A friend of mine at the studio came in with an artnews mag and held up a full page ad with a painting of a chicken and said "I'll bet you can't tell me who this artist is!" and I said without blinking an eye, Grant Wood. I had never seen the piece before, it was completely unlike anything else he had done (American Gothic) in almost every way and yet I knew without thinking who it was. The artists voice is the thumbprint of the individuals approach to picture making. If I were to make a list of some of the things that distinguish one artist from another, or the voice of an artist, shape making would be right up there. How many paintings of rocks, water, trees and mountains can there be out there? and yet there are a handful of artists whom you can identify at a distance or in the blink of an eye even if you have never seen the work before. Thomas Hart Benton, Georgia Okeefe, Maynard Dixon, Thomas Burchfield, William Wendt etc. They could all paint the exact same scene and resolve it so that each is distinctive from the other.
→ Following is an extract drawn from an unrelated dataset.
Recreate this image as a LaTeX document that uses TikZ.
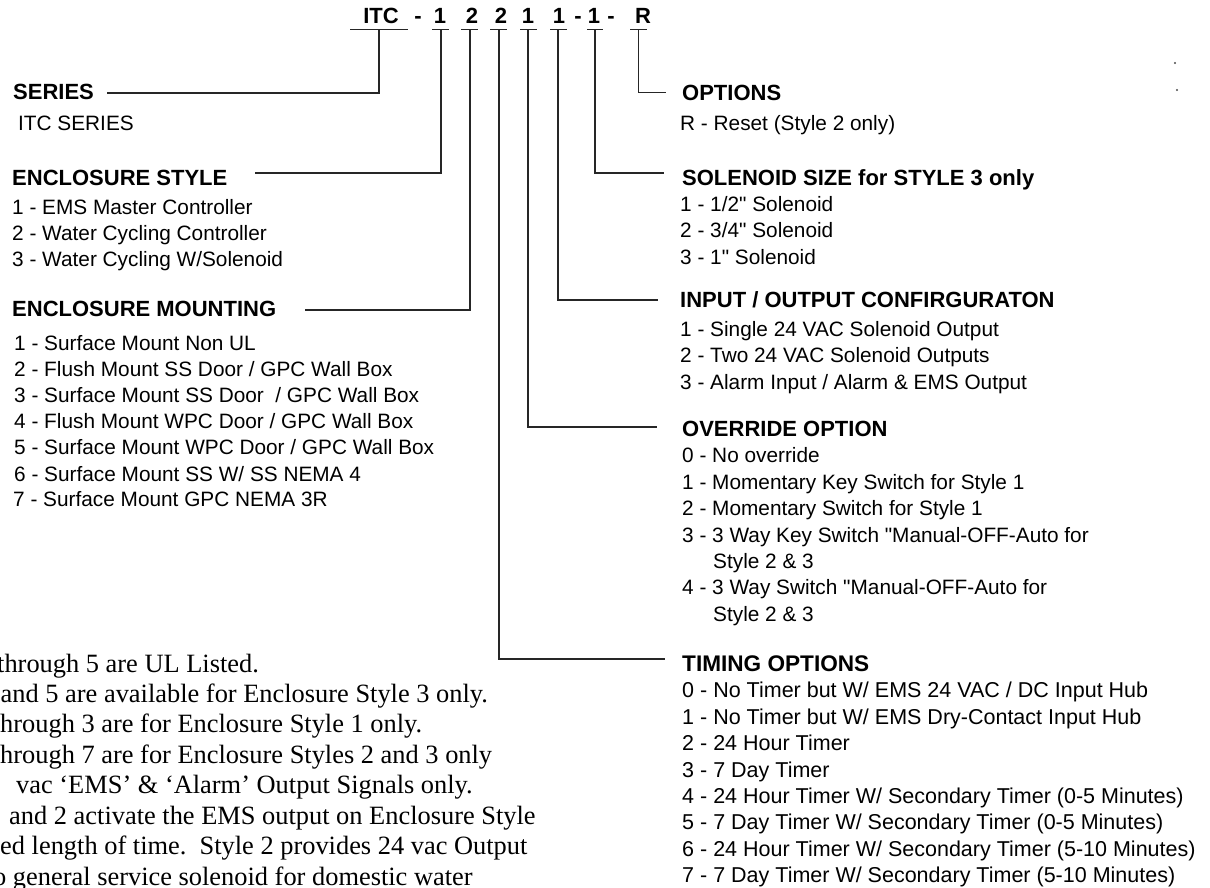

When I was in Carmel, Don Son Sondag and I (fellow artist from Mcrae studios) stumbled on this painting on the back wall of a gallery, I think it was william karges gallery. It's big. 6x7 feet or so and it sure got my attention. I mean it's just rocks and water and we'd been looking at other artists marine paintings for hours so what's the big dealeeo? For one the shapes, both positive and negative are really workin in this piece. The rocks are not so much realistic as they are interpreted and are divided into light side and shadow side with color modulation in each. Part of good shape making is  being consistent with the nature of the shape but not repeat exactly the mass or size or make a twin anywhere in the composition, variety within a framework of continuity. Think if it like writing, writing has rhythm and flow. If you repeat a word or a phrase in a paragraph or drop in some ∏Δ∑ΨΦ'ξ in a paragraph, it really stands out in a paragraph. It  takes some doing to find the repeated and foreign shapes and whittle them down . Take a look at any great painter and you'll see what I'm talking about.